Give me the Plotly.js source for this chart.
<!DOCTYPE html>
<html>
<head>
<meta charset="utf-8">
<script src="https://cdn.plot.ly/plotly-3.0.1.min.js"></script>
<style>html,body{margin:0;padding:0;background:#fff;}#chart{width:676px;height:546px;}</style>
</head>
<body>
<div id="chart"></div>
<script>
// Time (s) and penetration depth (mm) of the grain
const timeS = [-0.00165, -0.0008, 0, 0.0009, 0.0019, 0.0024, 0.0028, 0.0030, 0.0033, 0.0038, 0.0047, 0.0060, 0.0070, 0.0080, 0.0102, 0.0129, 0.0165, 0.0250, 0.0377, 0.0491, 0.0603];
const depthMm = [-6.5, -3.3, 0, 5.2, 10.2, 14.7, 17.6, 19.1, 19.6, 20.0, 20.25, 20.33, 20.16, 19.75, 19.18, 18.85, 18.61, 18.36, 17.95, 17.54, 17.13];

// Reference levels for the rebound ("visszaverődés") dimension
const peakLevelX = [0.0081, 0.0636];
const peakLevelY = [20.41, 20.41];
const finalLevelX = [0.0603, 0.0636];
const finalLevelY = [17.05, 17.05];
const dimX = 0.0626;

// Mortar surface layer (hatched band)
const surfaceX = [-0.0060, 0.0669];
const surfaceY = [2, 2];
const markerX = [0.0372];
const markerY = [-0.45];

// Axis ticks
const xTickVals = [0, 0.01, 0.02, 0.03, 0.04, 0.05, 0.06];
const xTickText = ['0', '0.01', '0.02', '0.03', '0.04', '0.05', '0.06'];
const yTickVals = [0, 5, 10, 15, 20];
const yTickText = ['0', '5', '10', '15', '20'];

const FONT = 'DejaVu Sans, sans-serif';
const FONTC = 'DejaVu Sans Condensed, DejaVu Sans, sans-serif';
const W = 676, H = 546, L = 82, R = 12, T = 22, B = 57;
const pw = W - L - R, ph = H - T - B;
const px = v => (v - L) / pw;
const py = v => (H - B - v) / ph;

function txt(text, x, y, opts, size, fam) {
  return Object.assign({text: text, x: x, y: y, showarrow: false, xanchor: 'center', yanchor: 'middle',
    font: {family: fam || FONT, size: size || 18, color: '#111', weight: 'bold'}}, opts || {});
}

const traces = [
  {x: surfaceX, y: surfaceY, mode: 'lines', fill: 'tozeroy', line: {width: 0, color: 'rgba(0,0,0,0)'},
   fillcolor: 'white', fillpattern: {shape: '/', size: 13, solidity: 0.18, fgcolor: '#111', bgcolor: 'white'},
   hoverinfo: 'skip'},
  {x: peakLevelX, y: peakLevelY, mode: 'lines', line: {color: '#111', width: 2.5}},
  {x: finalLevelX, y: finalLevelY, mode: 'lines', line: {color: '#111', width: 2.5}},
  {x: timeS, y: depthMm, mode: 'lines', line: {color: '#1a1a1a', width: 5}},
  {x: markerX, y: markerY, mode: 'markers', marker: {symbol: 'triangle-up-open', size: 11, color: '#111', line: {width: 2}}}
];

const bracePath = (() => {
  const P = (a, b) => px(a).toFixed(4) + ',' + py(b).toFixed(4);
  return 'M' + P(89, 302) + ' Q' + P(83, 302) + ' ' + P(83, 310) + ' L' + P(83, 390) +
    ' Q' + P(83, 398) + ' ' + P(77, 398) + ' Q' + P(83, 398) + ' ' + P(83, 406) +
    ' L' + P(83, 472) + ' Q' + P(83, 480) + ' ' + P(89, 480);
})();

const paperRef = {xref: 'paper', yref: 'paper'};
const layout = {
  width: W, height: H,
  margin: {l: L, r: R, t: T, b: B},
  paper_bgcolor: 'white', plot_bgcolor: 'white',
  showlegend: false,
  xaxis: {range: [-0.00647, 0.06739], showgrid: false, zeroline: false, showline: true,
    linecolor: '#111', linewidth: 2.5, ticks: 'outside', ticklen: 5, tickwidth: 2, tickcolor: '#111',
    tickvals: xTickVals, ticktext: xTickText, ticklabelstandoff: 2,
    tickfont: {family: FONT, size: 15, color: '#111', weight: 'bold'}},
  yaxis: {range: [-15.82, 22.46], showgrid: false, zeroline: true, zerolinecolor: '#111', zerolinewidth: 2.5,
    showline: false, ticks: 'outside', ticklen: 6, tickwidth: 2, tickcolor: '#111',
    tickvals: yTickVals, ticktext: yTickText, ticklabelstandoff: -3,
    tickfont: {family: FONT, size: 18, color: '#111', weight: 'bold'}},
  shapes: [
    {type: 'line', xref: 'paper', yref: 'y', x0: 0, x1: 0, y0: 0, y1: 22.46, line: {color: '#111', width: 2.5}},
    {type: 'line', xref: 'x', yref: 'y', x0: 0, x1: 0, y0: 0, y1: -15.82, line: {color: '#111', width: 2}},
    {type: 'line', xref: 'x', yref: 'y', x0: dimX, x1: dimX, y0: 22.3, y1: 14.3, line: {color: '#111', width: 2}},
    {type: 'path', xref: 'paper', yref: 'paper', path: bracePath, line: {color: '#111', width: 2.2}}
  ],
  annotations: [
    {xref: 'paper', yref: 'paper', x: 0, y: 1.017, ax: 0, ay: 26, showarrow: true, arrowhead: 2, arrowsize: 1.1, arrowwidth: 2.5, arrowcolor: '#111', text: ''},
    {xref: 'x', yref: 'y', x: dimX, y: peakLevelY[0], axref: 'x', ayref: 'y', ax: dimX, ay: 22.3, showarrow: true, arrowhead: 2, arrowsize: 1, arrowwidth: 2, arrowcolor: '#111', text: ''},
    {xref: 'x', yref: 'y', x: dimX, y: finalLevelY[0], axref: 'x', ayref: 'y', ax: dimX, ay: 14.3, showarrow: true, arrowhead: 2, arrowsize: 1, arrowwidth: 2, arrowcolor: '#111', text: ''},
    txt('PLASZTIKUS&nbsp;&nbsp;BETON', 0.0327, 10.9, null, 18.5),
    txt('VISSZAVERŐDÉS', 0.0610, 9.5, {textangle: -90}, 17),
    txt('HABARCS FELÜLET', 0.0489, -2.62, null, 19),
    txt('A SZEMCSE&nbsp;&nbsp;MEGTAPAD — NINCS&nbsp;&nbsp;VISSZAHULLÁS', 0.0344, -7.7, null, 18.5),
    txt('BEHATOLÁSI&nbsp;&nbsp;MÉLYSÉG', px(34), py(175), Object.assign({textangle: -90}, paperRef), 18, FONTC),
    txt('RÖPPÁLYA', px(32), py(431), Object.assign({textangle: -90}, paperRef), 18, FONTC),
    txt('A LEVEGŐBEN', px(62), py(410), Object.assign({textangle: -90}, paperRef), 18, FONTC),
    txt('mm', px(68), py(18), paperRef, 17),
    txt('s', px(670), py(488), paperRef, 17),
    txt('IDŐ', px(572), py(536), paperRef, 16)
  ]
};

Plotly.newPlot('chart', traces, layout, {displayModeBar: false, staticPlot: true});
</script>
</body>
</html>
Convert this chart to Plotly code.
========
WHAT IS ASKED:
Repeat, exactly and only, the lines from the beginning of the material through the line that contains "const yTickText = ['0', '5', '10', '15', '20'];".

WRITTEN SOLUTION:
Give me the Plotly.js source for this chart.
<!DOCTYPE html>
<html>
<head>
<meta charset="utf-8">
<script src="https://cdn.plot.ly/plotly-3.0.1.min.js"></script>
<style>html,body{margin:0;padding:0;background:#fff;}#chart{width:676px;height:546px;}</style>
</head>
<body>
<div id="chart"></div>
<script>
// Time (s) and penetration depth (mm) of the grain
const timeS = [-0.00165, -0.0008, 0, 0.0009, 0.0019, 0.0024, 0.0028, 0.0030, 0.0033, 0.0038, 0.0047, 0.0060, 0.0070, 0.0080, 0.0102, 0.0129, 0.0165, 0.0250, 0.0377, 0.0491, 0.0603];
const depthMm = [-6.5, -3.3, 0, 5.2, 10.2, 14.7, 17.6, 19.1, 19.6, 20.0, 20.25, 20.33, 20.16, 19.75, 19.18, 18.85, 18.61, 18.36, 17.95, 17.54, 17.13];

// Reference levels for the rebound ("visszaverődés") dimension
const peakLevelX = [0.0081, 0.0636];
const peakLevelY = [20.41, 20.41];
const finalLevelX = [0.0603, 0.0636];
const finalLevelY = [17.05, 17.05];
const dimX = 0.0626;

// Mortar surface layer (hatched band)
const surfaceX = [-0.0060, 0.0669];
const surfaceY = [2, 2];
const markerX = [0.0372];
const markerY = [-0.45];

// Axis ticks
const xTickVals = [0, 0.01, 0.02, 0.03, 0.04, 0.05, 0.06];
const xTickText = ['0', '0.01', '0.02', '0.03', '0.04', '0.05', '0.06'];
const yTickVals = [0, 5, 10, 15, 20];
const yTickText = ['0', '5', '10', '15', '20'];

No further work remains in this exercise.